Crazy to think I wrote these very words on this blog in February 2014.
"Friends that are much faster than me are barely qualifying for Boston. I mean, geeze, I'd have to average a 7:05 pace for 26.2 miles. That is 1:25 faster than the fastest mile I ran in high school, and a faster pace than anything I could muster for 10k as an adult......As of 2013, my half marathon PR was a 1:37, improving on 1:42 from 2009, but even that projected out to a 3:14 marathon and I knew there was no way I could maintain the same pace for another 13.1 miles. Again, it seems my potential is a 3:20 to 3:25 marathon, though I have yet to run faster than a 3:33, and am still a long, long, way from Boston."
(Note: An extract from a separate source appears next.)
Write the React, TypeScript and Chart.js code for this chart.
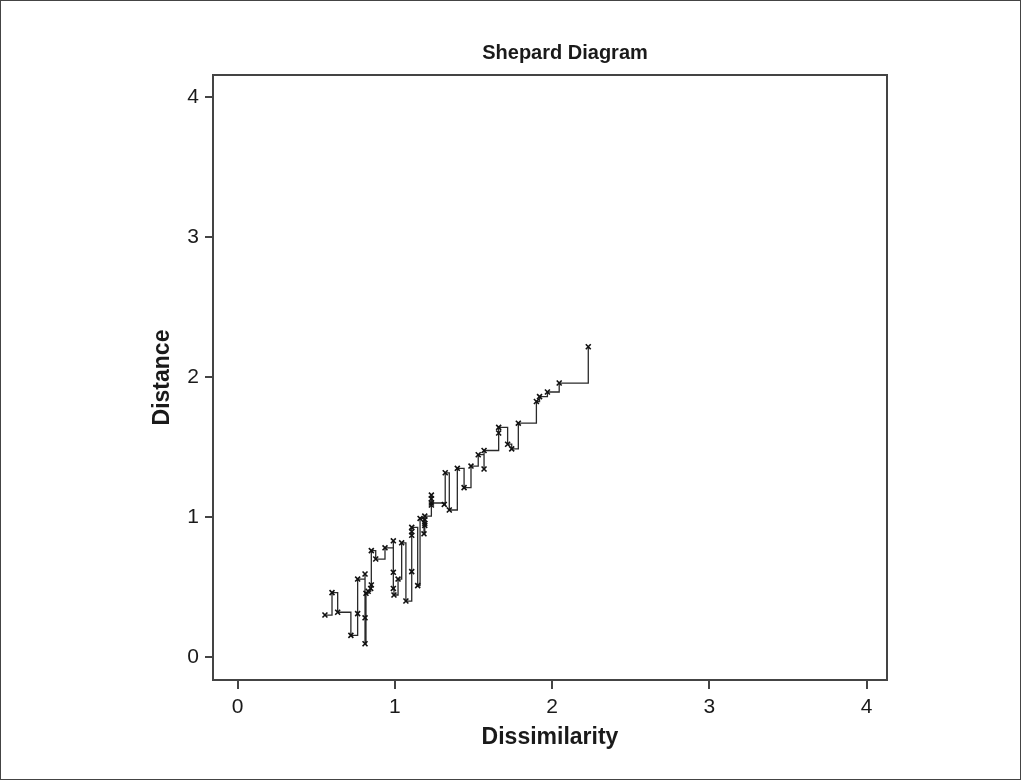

Well, as it turned out, this past weekend at the 20th Steamtown Marathon, I ran exactly a 7:05 mile pace and qualified for the Boston Marathon. To put it bluntly, qualifying for the Boston Marathon is literally something I never thought I would ever do. Granted, I am still keeping all this in perspective, as I know I'm not nearly as fast as many men and women out there. I am still largely a middle of the pack runner. In fact, I'd be lying to say I haven't been jealous of people who can easily run 20-30 minutes under their qualifying times year after year. For some, running Boston isn't a challenge and is just another race on the calendar. For me, I had never been fast enough to even entertain the notion of attempting to qualify. Boston was always a race for those fast runners, and I'd always have to settle being the spectator. Add the fact that I never had a pedigree in running, my high school personal best mile was a 7:30, and my V02 max was measured at a pedestrian 47. While I found moderate success at running longer ultras, it definitely seemed that I was better suited for slow and on trail, versus fast on road.
Splits:
10 miles- 1:09:52 and the half in
Half- 1:31:45.
Finish- 3:07:57
Fastest mile: 6:46 downhill
Slowest mile: 7:40 uphill
Nutrition: 5 gels taken at miles 7, 11, 15, 19, and 23
Notes: Though Steamtown is a fast downhill course, I calculated that my slowest 3 miles negated 10 of my fastest downhill miles. The math proves that. My slowest three miles (24, 25, and 26) took 22:42 and when averaged with my faster first 10 miles in 1:09:33, the pace for the 13 total miles was a 7:06, which is just slightly slower than my overall pace. In fact, Although the course has 955 feet of net downhill, it also has roughly 400+ feet of uphill, so it's really not a guaranteed PR course.